Dataset section:

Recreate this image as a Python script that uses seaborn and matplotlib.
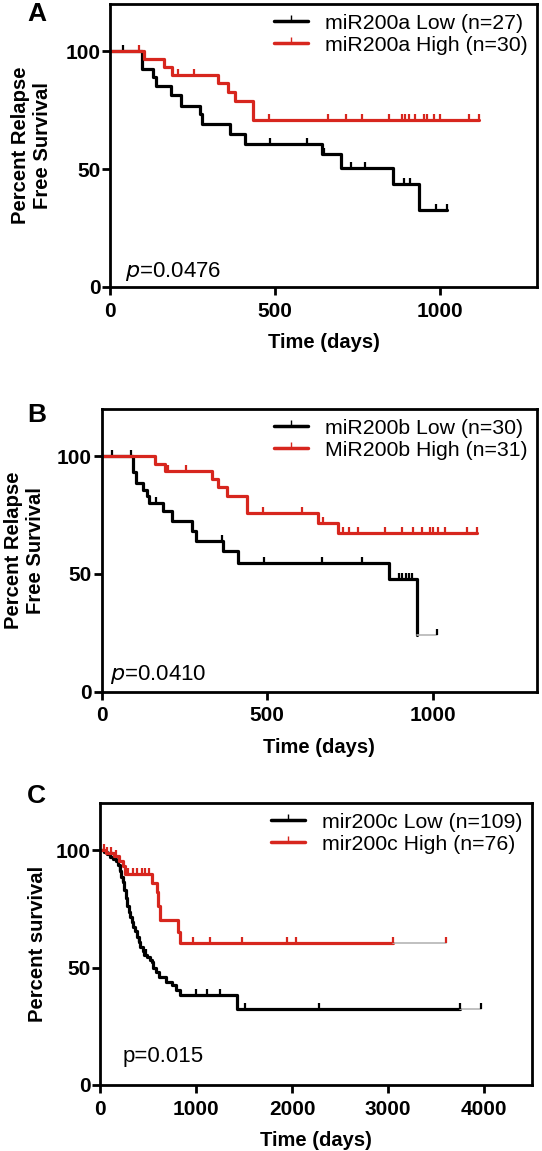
import numpy as np
import pandas as pd
import matplotlib
matplotlib.use("Agg")
import matplotlib.pyplot as plt
import seaborn as sns
from matplotlib.lines import Line2D

# ---------------- data ----------------
# Panel A
a_low_t = [96, 129, 139, 186, 214, 273, 280, 363, 408, 642, 700, 856, 937]
a_low_s = [92.6, 89.2, 85.3, 81.3, 76.8, 73.5, 69.2, 65.0, 60.7, 56.4, 50.3, 43.6, 32.5]
a_low_end = 1020
a_low_cens = [38, 484, 597, 648, 730, 773, 889, 909, 988, 1020]
a_high_t = [102, 164, 189, 327, 356, 378, 434]
a_high_s = [96.7, 93.3, 90.0, 86.3, 82.5, 78.8, 71.0]
a_high_end = 1116
a_high_cens = [89, 206, 255, 481, 660, 715, 763, 844, 884, 894, 904, 924, 950, 960, 980, 1000, 1086, 1116]

# Panel B
b_low_t = [95, 103, 126, 136, 144, 186, 211, 272, 285, 367, 413, 869, 952]
b_low_s = [93.3, 88.4, 85.8, 83.0, 80.2, 76.6, 72.3, 68.1, 63.8, 59.6, 54.6, 48.0, 24.1]
b_low_end = 952
b_low_gray_end = 1013
b_low_cens = [32, 87, 164, 363, 491, 664, 787, 898, 908, 918, 928, 938, 1013]
b_high_t = [161, 191, 332, 352, 379, 438, 654, 715]
b_high_s = [96.8, 93.6, 90.2, 86.8, 83.2, 75.9, 71.7, 67.4]
b_high_end = 1133
b_high_cens = [201, 255, 488, 604, 668, 728, 748, 775, 856, 906, 941, 967, 992, 1002, 1017, 1037, 1103, 1133]

# Panel C
c_low_t = [40, 70, 100, 130, 160, 180, 200, 220, 235, 250, 265, 280, 295, 310, 330, 345,
           365, 380, 400, 416, 440, 460, 490, 520, 535, 552, 580, 614, 680, 743, 790, 830, 1421]
c_low_s = [99.1, 98.2, 97.2, 96.3, 95.4, 93.5, 91.0, 88.5, 86.5, 83.0, 79.5, 76.0, 73.5, 71.5, 69.5, 67.4,
           65.5, 63.0, 61.0, 58.6, 57.0, 55.3, 54.4, 53.2, 52.5, 49.6, 48.0, 46.1, 44.0, 42.6, 40.5, 38.3, 32.2]
c_low_end = 3750
c_low_gray_end = 3976
c_low_cens = [110, 165, 205, 240, 400, 480, 997, 1108, 1247, 1508, 2283, 3750, 3976]
c_high_t = [60, 145, 199, 235, 253, 542, 586, 604, 622, 813, 831]
c_high_s = [98.6, 97.3, 95.4, 93.2, 90.0, 86.0, 82.2, 76.2, 70.4, 65.0, 60.5]
c_high_end = 3048
c_high_gray_end = 3611
c_high_cens = [37, 73, 109, 163, 290, 344, 380, 434, 470, 506, 962, 1143, 1473, 1943, 2040, 3048, 3611]

labels_a = ["miR200a Low (n=27)", "miR200a High (n=30)"]
labels_b = ["miR200b Low (n=30)", "MiR200b High (n=31)"]
labels_c = ["mir200c Low (n=109)", "mir200c High (n=76)"]
yticks = [0, 50, 100]
xticks_ab = [0, 500, 1000]
xticks_c = [0, 1000, 2000, 3000, 4000]

# ---------------- style ----------------
sns.set_theme(style="ticks")
plt.rcParams["font.family"] = ["Liberation Sans", "DejaVu Sans"]
plt.rcParams["text.color"] = "black"
plt.rcParams["axes.labelcolor"] = "black"
plt.rcParams["xtick.color"] = "black"
plt.rcParams["ytick.color"] = "black"
plt.rcParams["xtick.labelcolor"] = "black"
plt.rcParams["ytick.labelcolor"] = "black"
RED = "#d7261e"
BLACK = "#000000"
GRAY = "#b5b5b5"
FS_TICK = 15.0
FS_LEG = 15.3

W, H = 542, 1151
fig = plt.figure(figsize=(W / 100, H / 100), dpi=100)


def add_ax(left, right, top, bottom):
    return fig.add_axes([left / W, 1 - bottom / H, (right - left) / W, (bottom - top) / H])


def level_at(t_drop, s_drop, t):
    times = np.array([0] + list(t_drop))
    levels = np.array([100] + list(s_drop))
    idx = np.searchsorted(times, t, side="right") - 1
    return levels[idx]


def draw_curve(ax, t, s, end, cens, color, gray_end=None):
    xs = [0] + list(t) + [end]
    ys = [100] + list(s) + [s[-1]]
    df = pd.DataFrame({"time": xs, "surv": ys})
    sns.lineplot(data=df, x="time", y="surv", estimator=None, sort=False,
                 drawstyle="steps-post", color=color, lw=2.3, ax=ax, legend=False)
    if gray_end is not None:
        gdf = pd.DataFrame({"time": [end, gray_end], "surv": [s[-1], s[-1]]})
        sns.lineplot(data=gdf, x="time", y="surv", estimator=None, sort=False,
                     color=GRAY, lw=1.2, ax=ax, legend=False)
    cy = level_at(t, s, np.array(cens))
    ax.plot(cens, cy, ls="none", marker=2, ms=4.5, mew=1.6, color=color)


def style_ax(ax, xlim, xticks, ylabel, ylab_x, letter, letter_xy, ptext, pxy, legend_labels):
    ax.set_xlim(*xlim)
    ax.set_ylim(0, 120)
    ax.set_xticks(xticks)
    ax.set_yticks(yticks)
    for sp in ax.spines.values():
        sp.set_visible(True)
        sp.set_linewidth(2.0)
        sp.set_color("black")
    ax.tick_params(axis="both", which="both", direction="out", length=5.5, width=2.0,
                   colors="black", labelcolor="black", labelsize=FS_TICK)
    ax.tick_params(axis="y", pad=1.5)
    ax.tick_params(axis="x", pad=5)
    for lab in ax.get_xticklabels() + ax.get_yticklabels():
        lab.set_fontweight("bold")
    ax.set_xlabel("Time (days)", fontsize=14.5, fontweight="bold", labelpad=9, color="black")
    ax.set_ylabel("")
    ax.text(ylab_x, 0.5, ylabel, transform=ax.transAxes, rotation=90, ha="center",
            va="center", fontsize=14.6, fontweight="bold", linespacing=1.15,
            multialignment="center", color="black")
    fig.text(letter_xy[0] / W, 1 - letter_xy[1] / H, letter, fontsize=19,
             fontweight="bold", ha="center", va="center", color="black")
    ax.text(pxy[0], pxy[1], ptext, transform=ax.transAxes, fontsize=16,
            ha="left", va="baseline", color="black")
    handles = [Line2D([0], [0], color=BLACK, lw=2.5, marker=2, ms=4.5, mew=1.0),
               Line2D([0], [0], color=RED, lw=2.5, marker=2, ms=4.5, mew=1.0)]
    leg = ax.legend(handles, legend_labels, loc="upper right", frameon=False, fontsize=FS_LEG,
                    handlelength=1.6, handletextpad=0.8, labelspacing=0.15,
                    borderaxespad=0.25, borderpad=0.2, numpoints=1)
    for txt in leg.get_texts():
        txt.set_color("black")
    ax.set_facecolor("white")
    ax.grid(False)


# Panel A
axA = add_ax(110, 537, 4, 287)
draw_curve(axA, a_low_t, a_low_s, a_low_end, a_low_cens, BLACK)
draw_curve(axA, a_high_t, a_high_s, a_high_end, a_high_cens, RED)
style_ax(axA, (0, 1293), xticks_ab, "Percent Relapse\nFree Survival", (31.5 - 110) / 427,
         "A", (37, 14), r"$\it{p}$=0.0476", (0.035, 0.035), labels_a)

# Panel B
axB = add_ax(101.7, 536.7, 409, 691.7)
draw_curve(axB, b_low_t, b_low_s, b_low_end, b_low_cens, BLACK, gray_end=b_low_gray_end)
draw_curve(axB, b_high_t, b_high_s, b_high_end, b_high_cens, RED)
style_ax(axB, (0, 1314), xticks_ab, "Percent Relapse\nFree Survival", (24.5 - 101.7) / 435,
         "B", (37, 415), r"$\it{p}$=0.0410", (0.02, 0.041), labels_b)

# Panel C
axC = add_ax(100.4, 531.7, 803, 1085)
draw_curve(axC, c_low_t, c_low_s, c_low_end, c_low_cens, BLACK, gray_end=c_low_gray_end)
draw_curve(axC, c_high_t, c_high_s, c_high_end, c_high_cens, RED, gray_end=c_high_gray_end)
style_ax(axC, (0, 4500), xticks_c, "Percent survival", (37.5 - 100.4) / 431,
         "C", (36, 796), "p=0.015", (0.052, 0.083), labels_c)

fig.savefig("out.png", dpi=100, facecolor="white")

Challenge: Leave out the pictures. Transcribe only the lines above, from the first through the one that contains "1000, 1086, 1116]".

Correct response:
Recreate this image as a Python script that uses seaborn and matplotlib.
import numpy as np
import pandas as pd
import matplotlib
matplotlib.use("Agg")
import matplotlib.pyplot as plt
import seaborn as sns
from matplotlib.lines import Line2D

# ---------------- data ----------------
# Panel A
a_low_t = [96, 129, 139, 186, 214, 273, 280, 363, 408, 642, 700, 856, 937]
a_low_s = [92.6, 89.2, 85.3, 81.3, 76.8, 73.5, 69.2, 65.0, 60.7, 56.4, 50.3, 43.6, 32.5]
a_low_end = 1020
a_low_cens = [38, 484, 597, 648, 730, 773, 889, 909, 988, 1020]
a_high_t = [102, 164, 189, 327, 356, 378, 434]
a_high_s = [96.7, 93.3, 90.0, 86.3, 82.5, 78.8, 71.0]
a_high_end = 1116
a_high_cens = [89, 206, 255, 481, 660, 715, 763, 844, 884, 894, 904, 924, 950, 960, 980, 1000, 1086, 1116]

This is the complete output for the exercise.